Sind wir verrückt, oder er?

Er glaubt, es stehe ihm zu, einfach weil er so unglaublich gut ist. Das ist natürlich eine echte Zumutung. Und im Grunde gibt es in unserer im Kern egalitären Kultur für alle anderen keine Möglichkeit, mit diesem Ausmaß an Unbescheidenheit umzugehen, wenn es sich nicht gleichzeitig immer sofort glaubwürdig entschuldigt und brav Abermillionen an wohltätige Stiftungen überweist oder immerhin an englische Fußballklubs. Was uns bleibt ist: Den Mann für verrückt zu erklären. Und darüber scheinen sich im Fall Kanye West auch alle einig zu sein.
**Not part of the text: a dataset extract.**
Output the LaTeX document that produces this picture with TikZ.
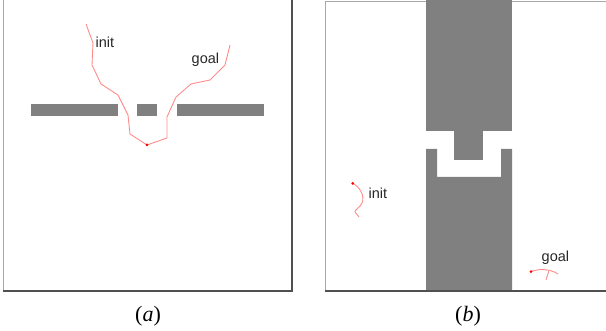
\documentclass[tikz,border=0pt]{standalone}
\usepackage{fontspec}
\setmainfont{Liberation Serif}
\newfontfamily\lblfont{Liberation Sans}
\definecolor{obst}{HTML}{808080}
\definecolor{pathred}{HTML}{FF8C8C}
\definecolor{frameL}{HTML}{A8A8A8}
\definecolor{frameD}{HTML}{505050}
\tikzset{
  obstacle/.style={fill=obst, draw=none},
  trail/.style={draw=pathred, line width=0.9pt, line join=round},
  startdot/.style={fill=red, circle, inner sep=0pt, minimum size=3pt},
  lbl/.style={font=\lblfont\fontsize{14.5}{16}\selectfont, inner sep=0pt, anchor=base west, text=black!85},
  caption/.style={font=\fontsize{22}{24}\selectfont, inner sep=0pt, anchor=base},
  frameLight/.style={draw=frameL, line width=0.9pt},
  frameDark/.style={draw=frameD, line width=1.1pt}
}
\begin{document}
\begin{tikzpicture}[x=1pt,y=-1pt]
\useasboundingbox (0,0) rectangle (606,331);
% ---------- panel (a) ----------
\draw[frameLight] (3,291) -- (3,0);
\draw[frameDark] (292,0) -- (292,291) -- (3,291);
\fill[obstacle] (31,104) rectangle (118,116);
\fill[obstacle] (137,104) rectangle (157,116);
\fill[obstacle] (177,104) rectangle (264,116);
\coordinate (ameet) at (147,145);
\draw[trail] (86,24) -- (93,43) -- (92,65) -- (101,84) -- (118,95) -- (128,115) -- (130,134) -- (ameet);
\draw[trail] (230,45) -- (225,65) -- (210,80) -- (191,84) -- (176,97) -- (167,117) -- (167,138) -- (ameet);
\node[startdot] (adot) at (ameet) {};
\node[lbl] (ainit) at (95.5,48) {init};
\node[lbl] (agoal) at (191.5,64) {goal};
\node[caption] (capa) at (148,321.5) {(\textit{a})};
% ---------- panel (b) ----------
\draw[frameLight] (325,291) -- (325,1) -- (606,1);
\draw[frameDark] (325,291) -- (606,291);
\fill[obstacle] (426,0) rectangle (512,131);
\fill[obstacle] (454,131) rectangle (483,160);
\fill[obstacle] (426,149) -- (437,149) -- (437,177) -- (501,177) -- (501,149) -- (512,149) -- (512,291) -- (426,291) -- cycle;
\draw[frameDark] (426,291) -- (512,291);
\draw[trail] (352.7,183.3) .. controls (360,187) and (365,196) .. (362,203)
  .. controls (360,208) and (354,210) .. (355,212) -- (359,217);
\node[startdot] (bdot1) at (352.7,183.3) {};
\draw[trail] (531,271.7) .. controls (537,269) and (549,268) .. (558,274);
\draw[trail] (549,270.5) -- (546,280);
\node[startdot] (bdot2) at (531,271.7) {};
\node[lbl] (binit) at (368.5,199) {init};
\node[lbl] (bgoal) at (541.5,262) {goal};
\node[caption] (capb) at (468,321.5) {(\textit{b})};
\end{tikzpicture}
\end{document}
Aber ist es nicht vielleicht doch umgekehrt: Sind wir nicht die Verrückten, wenn wir es zulassen, dass man in unserer Mitte als Künstler nur dann nicht für verrückt erklärt wird, wenn man ein lieber, netter, guter oder wenigstens spendabler Mensch ist, der sich bloß nicht anmaßt, auch in ästhetischen Fragen deutlich Schlechtes schlecht, Falsches falsch und Phantastisches phantastisch zu nennen?